Starting at the first line of the listing below, retype each line up to and including the one that contains "-0.002, -0.004, -0.006, -0.007, -0.008]". Leave pictures out.

>> start

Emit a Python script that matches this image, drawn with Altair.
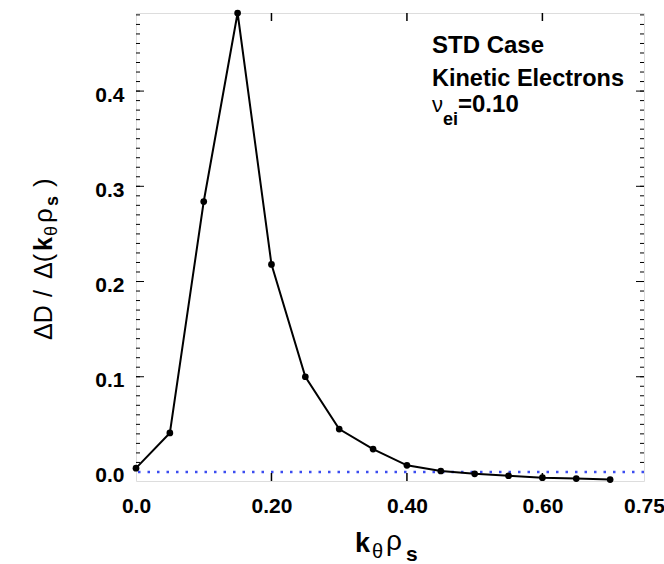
import altair as alt
import pandas as pd

# ---- data ----
k_rho = [0.00, 0.05, 0.10, 0.15, 0.20, 0.25, 0.30, 0.35, 0.40, 0.45, 0.50, 0.55, 0.60, 0.65, 0.70]
dD = [0.004, 0.041, 0.284, 0.482, 0.218, 0.100, 0.045, 0.024, 0.007, 0.001,
      -0.002, -0.004, -0.006, -0.007, -0.008]

x_tick_values = [0.0, 0.2, 0.4, 0.6, 0.75]
x_inner_ticks = [0.2, 0.4, 0.6]
y_tick_values = [0.0, 0.1, 0.2, 0.3, 0.4]
y_major_ticks = [0.1, 0.2, 0.3, 0.4]
y_minor_ticks = [round(i * 0.01, 2) for i in range(1, 49)]
zero_level = [0.0]

FONT = "Liberation Sans"
W, H = 508, 468

df = pd.DataFrame({"k": k_rho, "d": dD})
xs = alt.Scale(domain=[0, 0.75], nice=False, zero=False)
ys = alt.Scale(domain=[-0.0095, 0.482], nice=False, zero=False)

x_axis = alt.Axis(values=x_tick_values, ticks=False, domain=False, grid=False, title=None,
                  labelExpr="datum.value == 0 ? '0.0' : format(datum.value, '.2f')",
                  labelFont=FONT, labelFontSize=21, labelFontWeight="bold",
                  labelColor="black", labelPadding=14, labelFlush=False)
y_axis = alt.Axis(values=y_tick_values, format=".1f", ticks=False, domain=False, grid=False,
                  title=None, labelFont=FONT, labelFontSize=21, labelFontWeight="bold",
                  labelColor="black", labelPadding=12, labelOffset=4, labelFlush=False)

line = alt.Chart(df).mark_line(color="black", strokeWidth=2).encode(
    x=alt.X("k:Q", scale=xs, axis=x_axis),
    y=alt.Y("d:Q", scale=ys, axis=y_axis),
)
pts = alt.Chart(df).mark_point(filled=True, color="black", size=45, opacity=1).encode(
    x=alt.X("k:Q", scale=xs, axis=x_axis),
    y=alt.Y("d:Q", scale=ys, axis=y_axis),
)
zero = alt.Chart(pd.DataFrame({"z": zero_level})).mark_rule(
    color="#3b4cf0", strokeWidth=2.5, strokeDash=[2.5, 7]
).encode(y=alt.Y("z:Q", scale=ys, axis=y_axis))


def yticks(vals, x0, x1):
    return alt.Chart(pd.DataFrame({"v": vals})).mark_rule(color="black", strokeWidth=1).encode(
        y=alt.Y("v:Q", scale=ys, axis=y_axis), x=alt.value(x0), x2=alt.value(x1))


def xticks(vals, y0, y1):
    return alt.Chart(pd.DataFrame({"v": vals})).mark_rule(color="black", strokeWidth=1.5).encode(
        x=alt.X("v:Q", scale=xs, axis=x_axis), y=alt.value(y0), y2=alt.value(y1))


ticks = [
    yticks(y_minor_ticks, 0, 4), yticks(y_minor_ticks, W, W - 4),
    yticks(y_major_ticks, 0, 8), yticks(y_major_ticks, W, W - 8),
    xticks(x_inner_ticks, H, H - 8), xticks(x_inner_ticks, 0, 8),
]


def txt(s, x, y, size, bold=False, angle=0):
    return alt.Chart(pd.DataFrame({"t": [s]})).mark_text(
        font=FONT, fontSize=size, fontWeight="bold" if bold else "normal",
        align="left", baseline="alphabetic", angle=angle, color="black"
    ).encode(text="t:N", x=alt.value(x), y=alt.value(y))


texts = [
    # annotation
    txt("STD Case", 296, 40, 24, True),
    txt("Kinetic Electrons", 296, 73, 23.5, True),
    txt("ν", 296, 99, 22),
    txt("ei", 307, 112, 18, True),
    txt("=0.10", 322, 99, 24, True),
    # x title
    txt("k", 219, 538.7, 27, True),
    txt("θ", 236, 545, 20),
    txt("ρ", 250, 537, 28),
    txt("s", 270, 548, 21, True),
    # y title (rotated)
    txt("ΔD", -84.3, 327, 25, angle=270),
    txt("/", -84.3, 284, 25, angle=270),
    txt("Δ(", -84.3, 266, 25, angle=270),
    txt("k", -84.3, 238, 25, True, angle=270),
    txt("θ", -79.3, 223, 18, angle=270),
    txt("ρ", -84.3, 210, 26, angle=270),
    txt("s", -78, 193, 18, True, angle=270),
    txt(")", -84.3, 174, 26, angle=270),
]

chart = alt.layer(zero, *ticks, line, pts, *texts).properties(
    width=W, height=H,
    padding={"left": 136, "top": 13, "right": 20, "bottom": 83},
    autosize=alt.AutoSizeParams(type="none"),
).configure_view(stroke="black", strokeWidth=2).configure(background="white")

chart.save("out.html", embed_options={"renderer": "svg", "actions": False})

>> end

ANSWER TO THE TASK:
Emit a Python script that matches this image, drawn with Altair.
import altair as alt
import pandas as pd

# ---- data ----
k_rho = [0.00, 0.05, 0.10, 0.15, 0.20, 0.25, 0.30, 0.35, 0.40, 0.45, 0.50, 0.55, 0.60, 0.65, 0.70]
dD = [0.004, 0.041, 0.284, 0.482, 0.218, 0.100, 0.045, 0.024, 0.007, 0.001,
      -0.002, -0.004, -0.006, -0.007, -0.008]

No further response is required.